Mountain States v. District Court
In Mountain States v. District Court (Colo. 1989) 778 P.2d 667, the defendant was obliged to help notify the class not because it contributed to the problem but because it possessed a means of providing notice easily and at little expense.
The Colorado Supreme Court affirmed an order directing the defendant public utility to provide class representatives access to its monthly billing envelopes as a means of providing notice of the pendency of the class action to 1.5 million members of the certified class.

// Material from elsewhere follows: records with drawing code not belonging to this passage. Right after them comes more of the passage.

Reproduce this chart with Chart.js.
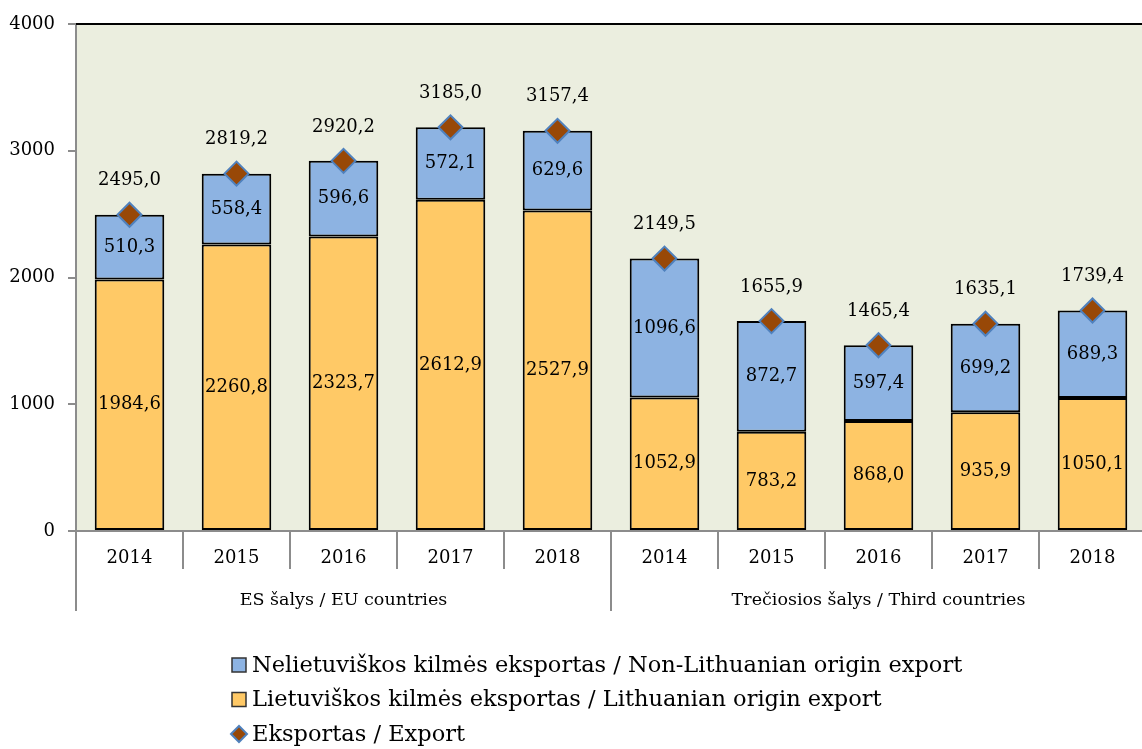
<!DOCTYPE html>
<html>
<head>
<meta charset="utf-8">
<script src="https://cdn.jsdelivr.net/npm/chart.js@4"></script>
<style>
  html, body { margin: 0; padding: 0; overflow: hidden; background: #fff; }
  #wrap { width: 1160px; height: 749px; }
</style>
</head>
<body>
<div id="wrap"><canvas id="canvas" width="1160" height="749"></canvas></div>
<script>
// data
var years = ["2014", "2015", "2016", "2017", "2018", "2014", "2015", "2016", "2017", "2018"];
var groups = ["ES šalys / EU countries", "Trečiosios šalys / Third countries"];
var ltOrigin = [1984.6, 2260.8, 2323.7, 2612.9, 2527.9, 1052.9, 783.2, 868.0, 935.9, 1050.1];
var nonLtOrigin = [510.3, 558.4, 596.6, 572.1, 629.6, 1096.6, 872.7, 597.4, 699.2, 689.3];
var exportTotal = [2495.0, 2819.2, 2920.2, 3185.0, 3157.4, 2149.5, 1655.9, 1465.4, 1635.1, 1739.4];
var yTicks = [0, 1000, 2000, 3000, 4000];

var FONT = "'DejaVu Serif', serif";
var ORANGE = "#FFC966";
var BLUE = "#8DB3E2";
var BROWN = "#984807";
var DIAMOND_EDGE = "#4F81BD";
var AXIS = "#8C8C8C";

function fmt(v) {
  return v.toFixed(1).replace(".", ",");
}

// plot background + frame + category separators + group labels + value labels + legend
var decor = {
  id: "decor",
  beforeDraw: function (chart) {
    var a = chart.chartArea, ctx = chart.ctx;
    ctx.save();
    ctx.fillStyle = "#EBEEDF";
    ctx.fillRect(a.left, a.top, a.right - a.left, a.bottom - a.top);
    ctx.restore();
  },
  afterDatasetsDraw: function (chart) {
    var ctx = chart.ctx;
    var n = years.length;
    ctx.save();
    ctx.fillStyle = "#000";
    ctx.textAlign = "center";
    ctx.textBaseline = "middle";
    ctx.font = "18px " + FONT;
    var mOr = chart.getDatasetMeta(0).data;
    var mBl = chart.getDatasetMeta(1).data;
    var mTot = chart.getDatasetMeta(2).data;
    for (var k = 0; k < n; k++) {
      var o = mOr[k], b = mBl[k], t = mTot[k];
      ctx.fillText(fmt(ltOrigin[k]), o.x, (o.y + o.base) / 2);
      ctx.fillText(fmt(nonLtOrigin[k]), b.x, (b.y + b.base) / 2);
      ctx.fillText(fmt(exportTotal[k]), t.x, t.y - 34);
    }
    ctx.restore();
  },
  afterDraw: function (chart) {
    var a = chart.chartArea, ctx = chart.ctx;
    var x = chart.scales.x;
    var n = years.length;
    var cw = (x.right - x.left) / n;
    ctx.save();

    // top frame line
    ctx.strokeStyle = "#000";
    ctx.lineWidth = 2;
    ctx.beginPath();
    ctx.moveTo(a.left, a.top);
    ctx.lineTo(a.right, a.top);
    ctx.stroke();

    // separators under the x axis
    ctx.strokeStyle = AXIS;
    ctx.lineWidth = 2;
    for (var i = 0; i <= n; i++) {
      var px = Math.round(x.left + i * cw);
      var len = (i % 5 === 0) ? 80 : 38;
      ctx.beginPath();
      ctx.moveTo(px, a.bottom);
      ctx.lineTo(px, a.bottom + len);
      ctx.stroke();
    }

    // group labels
    ctx.fillStyle = "#000";
    ctx.font = "17.5px " + FONT;
    ctx.textAlign = "center";
    ctx.textBaseline = "middle";
    for (var g = 0; g < groups.length; g++) {
      var cx = x.left + (g * 5 + 2.5) * cw;
      ctx.fillText(groups[g], cx, a.bottom + 69);
    }

    // legend
    var items = [
      { text: chart.data.datasets[1].label, kind: "box", color: BLUE },
      { text: chart.data.datasets[0].label, kind: "box", color: ORANGE },
      { text: chart.data.datasets[2].label, kind: "diamond" }
    ];
    var lx = 239, ly = 665;
    ctx.font = "22.5px " + FONT;
    ctx.textAlign = "left";
    for (var j = 0; j < items.length; j++) {
      var it = items[j];
      var yy = ly + j * 34.5;
      if (it.kind === "box") {
        ctx.fillStyle = it.color;
        ctx.fillRect(lx - 7, yy - 7, 14, 14);
        ctx.strokeStyle = "#333";
        ctx.lineWidth = 1.5;
        ctx.strokeRect(lx - 7, yy - 7, 14, 14);
      } else {
        ctx.beginPath();
        ctx.moveTo(lx - 8, yy);
        ctx.lineTo(lx, yy - 8);
        ctx.lineTo(lx + 8, yy);
        ctx.lineTo(lx, yy + 8);
        ctx.closePath();
        ctx.fillStyle = BROWN;
        ctx.fill();
        ctx.strokeStyle = DIAMOND_EDGE;
        ctx.lineWidth = 2;
        ctx.stroke();
      }
      ctx.fillStyle = "#000";
      ctx.fillText(it.text, lx + 13, yy + 1);
    }
    ctx.restore();
  }
};

var ctx = document.getElementById("canvas").getContext("2d");
var myChart = new Chart(ctx, {
  type: "bar",
  data: {
    labels: years,
    datasets: [
      {
        label: "Lietuviškos kilmės eksportas / Lithuanian origin export",
        data: ltOrigin,
        backgroundColor: ORANGE,
        borderColor: "#000",
        borderWidth: 2,
        borderSkipped: false,
        stack: "bars",
        order: 2,
        barPercentage: 0.65,
        categoryPercentage: 1,
      },
      {
        label: "Nelietuviškos kilmės eksportas / Non-Lithuanian origin export",
        data: nonLtOrigin,
        backgroundColor: BLUE,
        borderColor: "#000",
        borderWidth: 2,
        borderSkipped: false,
        stack: "bars",
        order: 2,
        barPercentage: 0.65,
        categoryPercentage: 1,
      },
      {
        type: "line",
        label: "Eksportas / Export",
        data: exportTotal,
        stack: "total",
        order: 0,
        clip: false,
        showLine: false,
        pointStyle: "rectRot",
        pointRadius: 12,
        pointBackgroundColor: BROWN,
        pointBorderColor: DIAMOND_EDGE,
        pointBorderWidth: 2,
      },
    ],
  },
  options: {
    responsive: false,
    animation: false,
    events: [],
    layout: {
      padding: { top: 24, right: 4, bottom: 0, left: 0 },
    },
    plugins: {
      legend: { display: false },
      tooltip: { enabled: false },
    },
    scales: {
      x: {
        stacked: true,
        afterFit: function (scale) { scale.height = 218; },
        ticks: {
          color: "#000",
          font: { family: FONT, size: 18 },
          padding: 17,
          maxRotation: 0,
          autoSkip: false,
        },
        grid: { display: true, drawOnChartArea: false, drawTicks: false, color: AXIS },
        border: { display: true, color: AXIS, width: 2 },
      },
      y: {
        stacked: true,
        min: 0,
        max: 4000,
        afterFit: function (scale) { scale.width = 76; },
        afterBuildTicks: function (scale) {
          scale.ticks = yTicks.map(function (v) { return { value: v }; });
        },
        ticks: {
          color: "#000",
          font: { family: FONT, size: 18 },
          padding: 13,
          callback: function (v) { return String(v); },
        },
        grid: { display: true, drawOnChartArea: false, tickLength: 8, color: AXIS, lineWidth: 2 },
        border: { display: true, color: AXIS, width: 2 },
      },
    },
  },
  plugins: [decor],
});
</script>
</body>
</html>
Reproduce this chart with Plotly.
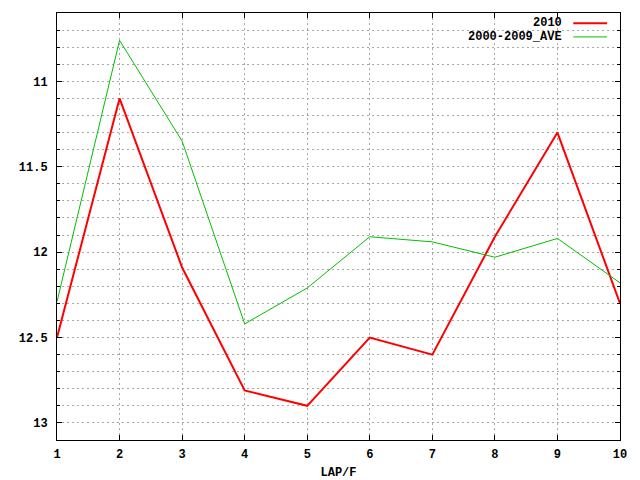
import plotly.graph_objects as go

laps = [1, 2, 3, 4, 5, 6, 7, 8, 9, 10]
y2010 = [12.5, 11.1, 12.09, 12.81, 12.9, 12.5, 12.6, 11.91, 11.3, 12.3]
ave = [12.29, 10.76, 11.35, 12.42, 12.21, 11.91, 11.94, 12.03, 11.92, 12.18]
series_names = ["2010", "2000-2009_AVE"]
y_ticks = [11, 11.5, 12, 12.5, 13]

FONT = dict(family="Liberation Mono, DejaVu Sans Mono, monospace", size=12, color="black", weight="bold")
GRID = "#a8a8a8"
DASH = "2px,3px"

fig = go.Figure()
fig.add_trace(go.Scatter(x=laps, y=y2010, mode="lines", name=series_names[0],
                         line=dict(color="#ff0000", width=2), showlegend=False))
fig.add_trace(go.Scatter(x=laps, y=ave, mode="lines", name=series_names[1],
                         line=dict(color="#00c000", width=1), showlegend=False))

# legend (gnuplot style: text right-aligned, sample line on the right)
legend_rows = [(series_names[0], "#ff0000", 2, 0.976), (series_names[1], "#00c000", 1, 0.944)]
for name, col, w, yp in legend_rows:
    fig.add_annotation(xref="paper", yref="paper", x=0.901, y=yp, text=name, showarrow=False,
                       xanchor="right", yanchor="middle", font=FONT)
    fig.add_shape(type="line", xref="paper", yref="paper", x0=0.917, x1=0.977, y0=yp, y1=yp,
                  line=dict(color=col, width=w))

fig.update_layout(
    width=640, height=480,
    margin=dict(l=57, r=20, t=13, b=40),
    plot_bgcolor="white", paper_bgcolor="white",
    font=FONT,
    xaxis=dict(range=[1, 10], tickmode="array", tickvals=laps, ticktext=[str(v) for v in laps],
               ticks="inside", ticklen=5, tickcolor="black", showline=True, linecolor="black",
               linewidth=1, mirror="ticks", showgrid=True, gridcolor=GRID, griddash=DASH,
               gridwidth=1, zeroline=False, tickfont=FONT, automargin=False, ticklabelstandoff=3,
               title=dict(text="LAP/F", font=FONT, standoff=8)),
    yaxis=dict(range=[13.1, 10.6], tickmode="array", tickvals=y_ticks,
               ticktext=[str(v) for v in y_ticks],
               ticks="inside", ticklen=5, tickcolor="black", showline=True, linecolor="black",
               linewidth=1, mirror="ticks", showgrid=True, gridcolor=GRID, griddash=DASH,
               gridwidth=1, zeroline=False, tickfont=FONT, ticklabelstandoff=6, automargin=False,
               minor=dict(dtick=0.1, tick0=0, ticks="inside", ticklen=3, tickcolor="black",
                          showgrid=True, gridcolor=GRID, griddash=DASH, gridwidth=1)),
)

fig.write_html("out.html", config={"displayModeBar": False},
               post_script="document.body.style.margin='0';")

According to the court, the means of notice ordered "does no more than provide Mountain Bell customers with factually accurate information with respect to their right to join in or be excluded from pending litigation over inside wire maintenance service--a matter directly bearing on the commercial relationship between Mountain Bell and its customers--and is reasonably related to the substantial governmental interest of providing a fair and cost-effective method for resolving a multitude of claims involving common issues of fact or law in one lawsuit, thereby preventing the unnecessary waste of judicial resources in repetitious litigation. ... There is nothing about the nature or content of the notice in this case ... that is violative of Mountain Bell's right to free speech. The notice involved here is a message from the court, calculated to inform Mountain Bell customers of the nature of the pending litigation in which the customers might have some interest. Mountain Bell may protest and contest the filing of the lawsuit, but it has no basis to disagree with the fact that a class action complaint has been filed against it by some of its customers." (Id. at pp. 674-675.)
In reaching this conclusion, the Colorado Supreme Court distinguished Pacific Gas and Electric Co. v. Public Utilities Commission (1986) 475 U.S. 1, in which the Supreme Court vacated an order of the California Public Utilities Commission requiring a private utility to include in its billing envelopes the messages of a consumer interest group with which the utility disagreed. (Mountain States v. District Court, supra, 778 P.2d at pp. 675-676.)